Carl, in the thread below, rightly accuses Patrick Deneen of promiscuously conflating various meanings of INDIVIDUALISM to suggest that the HISTORY of America is an unfolding that begins with the Lockean Founding and ends with the hyper-statism of schoolmarmishly intrusive soft despotism.

When I teach Tocqueville, I actually spend time explaining what Tocqueville doesn’t mean by INDIVIDUALISM: He certainly doesn’t mean the aggressive conquest of nature, the Marlboro Man, Clint Eastwood, being a Protestant, being a TRANSHUMANIST, restlessly expanding the frontier of civilization or science, Emerson or Thoreau, Epicurean “serenity now,” being free to work to meet one’s own needs, being bourgeois, being entrepreneurial, being a wack-job Randian, or consenting to government to secure one’s own rights. Tocqueville accounts for all those other meanings of individualism. They’re just not what he means by individualism.

Now you could say all those other, mostly aggressive forms of individualism eventually devolve into the apathetic passivity or emotional narrowness of Tocquevillian individualism. But that requires a big argument, one that Tocqueville himself doesn’t explicitly affirm.

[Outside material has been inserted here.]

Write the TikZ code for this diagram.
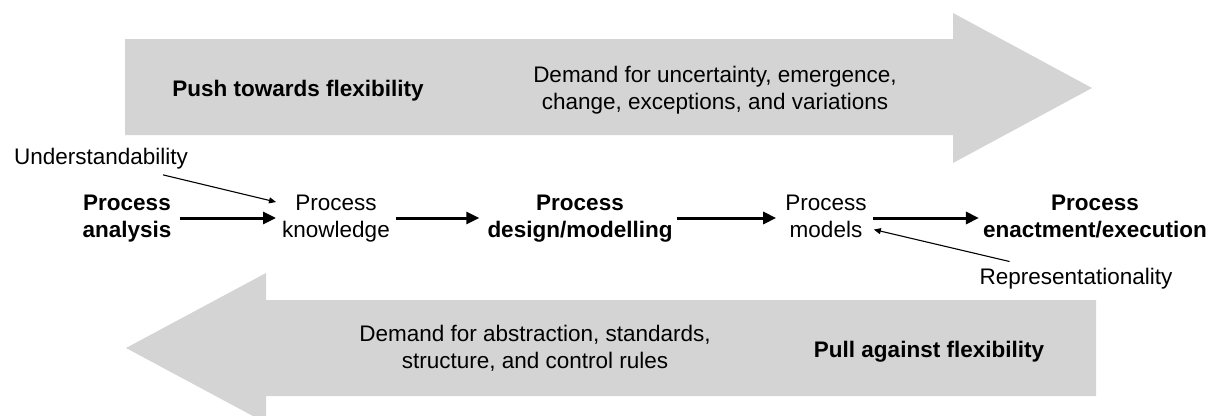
\documentclass[tikz,border=0pt]{standalone}
\usepackage{fontspec}
\setmainfont{Liberation Sans}
\usetikzlibrary{arrows.meta,calc}
\definecolor{bandgray}{RGB}{212,212,212}
\begin{document}
\begin{tikzpicture}[x=1pt,y=-1pt,
  txt/.style={font=\fontsize{22.5}{27}\selectfont, align=center, inner sep=0pt},
  btxt/.style={txt, font=\fontsize{22.5}{27}\selectfont\bfseries},
  flow/.style={-{Triangle[length=13pt,width=12pt]}, line width=3pt},
  thinarrow/.style={-{Triangle[length=7pt,width=6pt]}, line width=1.1pt},
  band/.style={fill=bandgray, draw=none}]
\useasboundingbox (0,0) rectangle (1220,415);
\clip (0,0) rectangle (1220,415);
% bands
\fill[band] (125,39) -- (953,39) -- (953,13) -- (1092,88) -- (953,163) -- (953,135) -- (125,135) -- cycle;
\fill[band] (1096,300) -- (266,300) -- (266,273) -- (126,348) -- (266,423) -- (266,396) -- (1096,396) -- cycle;
% band texts
\node[btxt, anchor=base] (push) at (298,96) {Push towards flexibility};
\node[txt, anchor=north] (unc) at (715,66) {Demand for uncertainty, emergence,\\change, exceptions, and variations};
\node[txt, anchor=north] (abs) at (535,325) {Demand for abstraction, standards,\\structure, and control rules};
\node[btxt, anchor=base] (pull) at (929,357) {Pull against flexibility};
% side labels
\node[txt, anchor=base] (und) at (101,164) {Understandability};
\node[txt, anchor=base] (rep) at (1076,284) {Representationality};
% process row
\node[btxt, anchor=north] (pa) at (127,195) {Process\\analysis};
\node[txt, anchor=north] (pk) at (336,195) {Process\\knowledge};
\node[btxt, anchor=north] (pd) at (580,195) {Process\\design/modelling};
\node[txt, anchor=north] (pm) at (826,195) {Process\\models};
\node[btxt, anchor=north] (pe) at (1095,195) {Process\\enactment/execution};
\coordinate (row) at (0,218);
\draw[flow] ($(pa.east|-row)+(8,0)$) -- ($(pk.west|-row)+(-6,0)$);
\draw[flow] ($(pk.east|-row)+(6,0)$) -- ($(pd.west|-row)+(-8,0)$);
\draw[flow] ($(pd.east|-row)+(4,0)$) -- ($(pm.west|-row)+(-9,0)$);
\draw[flow] ($(pm.east|-row)+(6,0)$) -- ($(pe.west|-row)+(-4,0)$);
% quality arrows
\draw[thinarrow] ($(und.south)+(62,6)$) -- ($(pk.north west)+(-6,7)$);
\draw[thinarrow] ($(rep.north west)+(30,-6)$) -- ($(pm.east)+(7,13)$);
\end{tikzpicture}
\end{document}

If you wanted to have a Tocquevillian THREE WAVE theory (and who, beginning with Socrates, doesn’t love THOSE): The intensely personal LOVE and hate of ARISTOCRACY devolves into the weaker and more passive (because more general or diffuse) COMPASSION of early DEMOCRACY. Democratic compassion eventually morphs into INDIFFERENCE. Under “late democracy” (in the spirit of “late capitalism”) INDIFFERENCE or INDIVIDUALISM (“not that there’s anything wrong with that”) becomes a virtue, hate (and by implication love) become crimes, and the cognitive elite that rules has no emotional connection to those they rule (see Tyler Cowen). From this point of view, individualism is not the emotional judgment of the dependents, but of those with money and power but no class (see Tocqueville’s chapter on how aristocracy might return to democracy). These waves could help Patrick’s case out a lot, although it’s a WAVISM I only half-believe in.